Cuomo was the governor who allowed New York, for most of his tenure, to try children as adults, and permitted prosecutors to withhold crucial evidence leading into a trial. He was the governor, backed by millions from the real estate industry, who repeatedly thwarted efforts to strengthen the state’s tenant laws and ward off the conversion of rent-stabilized units into luxury apartments. He forced city government to pay the rent of privately run charter schools. He enabled Republican control of the state senate. Voting for him in 2018, after eight years of witnessing this governance, is making a statement.

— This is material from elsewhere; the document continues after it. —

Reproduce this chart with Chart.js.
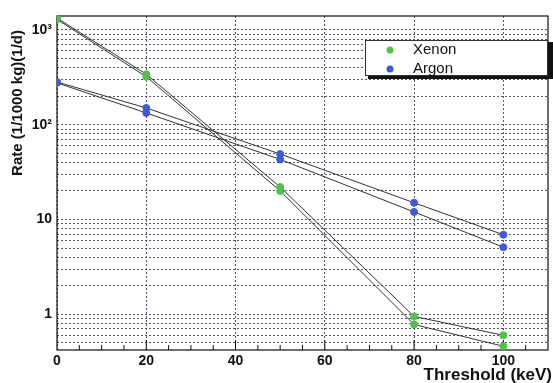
<!DOCTYPE html>
<html><head><meta charset="utf-8">
<script src="https://cdn.jsdelivr.net/npm/chart.js@4/dist/chart.umd.min.js"></script>
<style>body{margin:0;background:#fff}</style></head>
<body><canvas id="c" width="553" height="383"></canvas>
<script>
// values
const thresholds = [0, 20, 50, 80, 100];
const xenonHigh = [1330, 340, 22, 0.95, 0.6];
const xenonLow = [1290, 320, 20, 0.78, 0.46];
const argonHigh = [282, 150, 49, 15, 6.9];
const argonLow = [276, 133, 43, 12, 5.1];
const seriesNames = ['Xenon', 'Argon'];
const seriesColors = ['#4fc24a', '#3d5bd6'];
const xTicks = [0, 20, 40, 60, 80, 100];
const yTickValues = [1, 10, 100, 1000];
const yTickLabels = ['1', '10', '10²', '10³'];
const xTitle = 'Threshold (keV)';
const yTitle = 'Rate (1/1000 kg)(1/d)';

const pts = arr => thresholds.map((x, i) => ({x: x, y: arr[i]}));
const ds = (arr, c) => ({
    data: pts(arr), showLine: true, borderColor: '#333', borderWidth: 1,
    pointBackgroundColor: c, pointBorderColor: c, pointRadius: 3.5
});

const frame = {
    id: 'frame',
    beforeDatasetsDraw(chart) {
        const {ctx, chartArea: a, scales} = chart;
        ctx.save();
        ctx.strokeStyle = '#111';
        ctx.lineWidth = 1.2;
        ctx.strokeRect(a.left, a.top, a.right - a.left, a.bottom - a.top);
        // minor ticks on x axis
        ctx.lineWidth = 1;
        for (let v = 5; v < 110; v += 5) {
            const px = scales.x.getPixelForValue(v);
            const len = v % 20 === 0 ? 10 : 5;
            ctx.beginPath(); ctx.moveTo(px, a.bottom); ctx.lineTo(px, a.bottom - len); ctx.stroke();
        }
        ctx.restore();
    },
    afterDraw(chart) {
        const ctx = chart.ctx;
        ctx.save();
        // axis titles
        ctx.fillStyle = '#111';
        ctx.font = 'bold 17px "Liberation Sans", Arial, sans-serif';
        ctx.textAlign = 'right';
        ctx.textBaseline = 'middle';
        ctx.fillText(xTitle, 552, 375);
        ctx.save();
        ctx.translate(18, 30);
        ctx.rotate(-Math.PI / 2);
        ctx.font = 'bold 15px "Liberation Sans", Arial, sans-serif';
        ctx.fillText(yTitle, 0, 0);
        ctx.restore();
        // legend
        ctx.textAlign = 'left';
        ctx.fillStyle = '#111';
        ctx.fillRect(368, 42, 185, 37);
        ctx.fillStyle = '#fff';
        ctx.fillRect(365, 40, 183, 36);
        ctx.strokeStyle = '#333';
        ctx.lineWidth = 1;
        ctx.strokeRect(365.5, 40.5, 182, 35);
        ctx.font = '15px "Liberation Sans", Arial, sans-serif';
        seriesNames.forEach((n, i) => {
            const y = 50 + i * 19;
            ctx.fillStyle = seriesColors[i];
            ctx.beginPath(); ctx.arc(390, y, 3.5, 0, Math.PI * 2); ctx.fill();
            ctx.fillStyle = '#111';
            ctx.fillText(n, 413, y);
        });
        ctx.restore();
    }
};

new Chart(document.getElementById('c').getContext('2d'), {
    type: 'scatter',
    data: {
        datasets: [
            ds(xenonHigh, seriesColors[0]), ds(xenonLow, seriesColors[0]),
            ds(argonHigh, seriesColors[1]), ds(argonLow, seriesColors[1])
        ]
    },
    options: {
        responsive: false,
        animation: false,
        layout: {padding: {left: 0, right: 3, top: 16, bottom: 0}},
        plugins: {legend: {display: false}, tooltip: {enabled: false}},
        scales: {
            x: {
                type: 'linear', min: 0, max: 110,
                afterBuildTicks: s => { s.ticks = xTicks.map(v => ({value: v})); },
                afterFit: s => { s.height = 33; },
                grid: {color: '#556', lineWidth: 1, tickLength: 0},
                border: {display: false, dash: [2, 2]},
                ticks: {color: '#111', padding: 3, font: {family: 'Liberation Sans', size: 14, weight: 'bold'}}
            },
            y: {
                type: 'logarithmic', min: 0.42, max: 1400,
                afterBuildTicks: s => {
                    const t = [];
                    [0.1, 1, 10, 100, 1000].forEach(d => {
                        for (let m = 1; m < 10; m++) {
                            const v = Number((m * d).toPrecision(3));
                            if (v >= 0.42 && v <= 1400) t.push({value: v});
                        }
                    });
                    s.ticks = t;
                },
                afterFit: s => { s.width = 57; },
                grid: {color: '#556', lineWidth: 1, tickLength: 0},
                border: {display: false, dash: [2, 2]},
                ticks: {
                    color: '#111', padding: 5, autoSkip: false,
                    font: {family: 'Liberation Sans', size: 14, weight: 'bold'},
                    callback: v => {
                        const i = yTickValues.findIndex(t => Math.abs(t - v) < t * 1e-6);
                        return i >= 0 ? yTickLabels[i] : '';
                    }
                }
            }
        }
    },
    plugins: [frame]
});
</script>
</body></html>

Perhaps Morales, a quiet supporter of school choice, admired Cuomo’s repeated attempts to raise the cap on charter schools. Perhaps she wasn’t really paying attention. Many hard fights, from the two campaigns against Cuomo to the election of Ocasio-Cortez and the successful drive to destroy the Independent Democratic Conference (IDC), have been undertaken by progressive activists, organizations, and ordinary people over the last decade. Where, in any of these fights, was Morales? Did she stump for the anti-IDC candidates? Did she volunteer for Zephyr Teachout or Cynthia Nixon? Did she pass out leaflets for Ocasio-Cortez? Did she try to elect the transformative Tiffany Cabán to the office of Queens district attorney? Did she, in 2020, support the Democratic Socialist of America’s slate of candidates for the state legislature?

The answer, to all of these questions, is apparently no. And it’s worth asking Morales, as she stumps across this hot city in the final month of the campaign, why she never did.